Ten hours in the studio may sound like a cake walk for some musicians, but the harder you push yourself the more tired you get and then your sound will suffer. If you can split up your time in blocks over two or three days it's much better for the whole band.
You don't need to record every single song you have written. When you're unsigned, six song albums are just fine. When you're just starting out even just four songs are good.

Don't waste too much time or money on mixing & mastering.
Some people don't know the difference between mixing and mastering. I didn't at the beginning but after recording six albums now I know.
Mixing is the process right after recording where you add your effects, EQ your tracks, and put everything together so it sounds just right. All songs should match up and sound as close to a professionally recorded cd as possible. A good mix is necessary.

Mastering is expensive. Some recording engineers can't do mastering because it requires different software, set-up, etc. So they might ask you to send your stuff to a mastering studio. If you can't afford it, don't do it.
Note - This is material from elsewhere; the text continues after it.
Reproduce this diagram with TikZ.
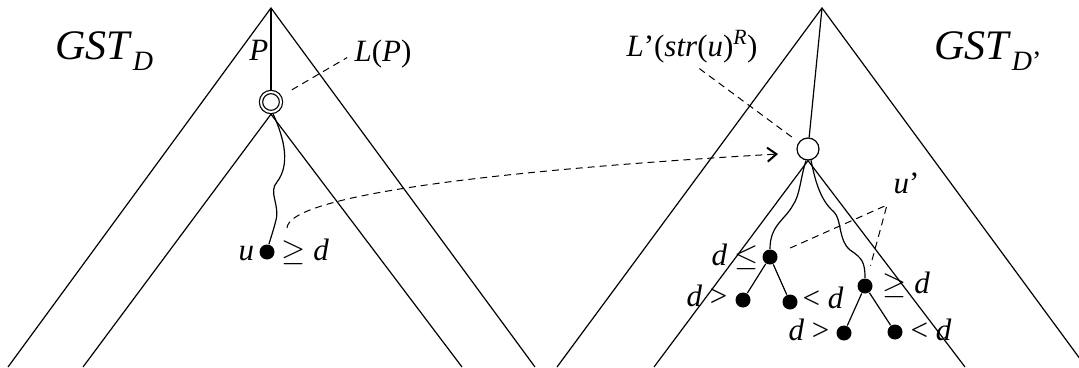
\RequirePackage{fix-cm}
\documentclass[tikz,border=0pt]{standalone}
\usepackage{fontspec}
\setmainfont{Liberation Serif}
\usetikzlibrary{arrows.meta}

\begin{document}
\begin{tikzpicture}[x=1pt, y=-1pt, line width=1.2pt,
    every node/.style={inner sep=0pt, font=\fontsize{31}{36}\selectfont},
    leaf/.style={circle, fill=black, minimum size=15pt},
    hub/.style={circle, draw, fill=white, minimum size=22pt},
    guide/.style={dash pattern=on 7pt off 5pt, line width=1pt},
    title/.style={font=\fontsize{42}{48}\selectfont}]
    \useasboundingbox (0,0) rectangle (1079,367);
    \clip (0,0) rectangle (1079,367);
    % left tree
    \coordinate (A) at (271,8);
    \coordinate (A1) at (8,367);
    \coordinate (A2) at (535,367);
    \coordinate (A3) at (83,367);
    \coordinate (A4) at (462,367);
    \node[hub, double, double distance=2pt, minimum size=20pt, outer sep=2.2pt] (P) at (271,102) {};
    \node[leaf] (U) at (267,252) {};
    \draw (A1) -- (A) -- (A2);
    \draw (A3) -- (P.south) -- (A4);
    \draw (A) -- (P);
    \draw (P.-80) .. controls (285,140) and (290,165) .. (277,182)
        .. controls (268,192) and (280,205) .. (276,220)
        .. controls (273,232) and (270,240) .. (U);
    \node[title, anchor=base west] (G1) at (55,59) {\textit{GST}\raisebox{-11pt}{\fontsize{28}{30}\selectfont\textit{D}}};
    \node[anchor=base east] (Pl) at (269,60) {\textit{P}};
    \node[anchor=base west] (LP) at (354,61) {\textit{L}(\textit{P})};
    \node[anchor=base west] (Ul) at (238,260) {\textit{u}};
    \node[anchor=base west] (Ud) at (281,260) {$\geq$ \textit{d}};
    \draw[guide, shorten <=12pt, shorten >=8pt] (P) -- (LP.west);
    % right tree
    \coordinate (B) at (822,8);
    \coordinate (B1) at (557,367);
    \coordinate (B2) at (1086,367);
    \coordinate (B3) at (654,367);
    \coordinate (B4) at (965,367);
    \node[hub] (R) at (808,149) {};
    \node[leaf] (D1) at (770,257) {};
    \node[leaf] (D1a) at (743,300) {};
    \node[leaf] (D1b) at (790,302) {};
    \node[leaf] (D2) at (865,286) {};
    \node[leaf] (D2a) at (844,333) {};
    \node[leaf] (D2b) at (895,332) {};
    \draw (B1) -- (B) -- (B2);
    \draw (B3) -- (R.south) -- (B4);
    \draw (B) -- (R);
    \draw (R.-100) .. controls (800,180) and (800,195) .. (793,205)
        .. controls (785,220) and (770,225) .. (D1);
    \draw (R.-75) .. controls (815,180) and (820,200) .. (834,212)
        .. controls (842,220) and (838,240) .. (850,250)
        .. controls (862,258) and (865,262) .. (D2);
    \draw (D1a) -- (D1) -- (D1b);
    \draw (D2a) -- (D2) -- (D2b);
    \node[title, anchor=base west] (G2) at (934,59) {\textit{GST}\raisebox{-11pt}{\fontsize{28}{30}\selectfont\textit{D}’}};
    \node[anchor=base west] (LR) at (626,56) {\textit{L}’(\textit{str}(\textit{u})\textsuperscript{\textit{R}})};
    \node[anchor=base west] (Uq) at (893,193) {\textit{u}’};
    \node[anchor=base west] (L1) at (711,265) {\textit{d} $\leq$};
    \node[anchor=base west] (L2) at (882,293) {$\geq$ \textit{d}};
    \node[anchor=base west] (L3) at (686,306) {\textit{d} >};
    \node[anchor=base west] (L4) at (802,308) {< \textit{d}};
    \node[anchor=base west] (L5) at (788,340) {\textit{d} >};
    \node[anchor=base west] (L6) at (910,340) {< \textit{d}};
    \coordinate (V) at (887,205);
    \draw[guide, shorten <=9pt, shorten >=7pt] (LR.south) -- (R);
    \draw[guide, shorten <=14pt, shorten >=13pt] (D1) -- (V) -- (D2);
    % link between the trees
    \draw[guide, -{Straight Barb[length=9pt,width=14pt,line width=2pt]}]
        ([shift={(20,-24)}]U.center) .. controls +(2,-33) and +(-278,16) .. ([shift={(-30,5)}]R.center);
\end{tikzpicture}
\end{document}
A well mixed cd shouldn't need to be mastered if you're in an unsigned band. Mastering takes a well mixed cd and adds enhancements to it. If it's a bad mix, it can't be fixed by mastering.

Make it a good package.
With technology where it is today a badly packaged cd is unacceptable. If you can't afford professionally duplicated and printed cd packages, you can buy cd cases, blank cds, blank cd stickers, and thick stock paper at Walmart . If you don't have a color printer find someone who does. This is what people are going to take home with them, it has to have value.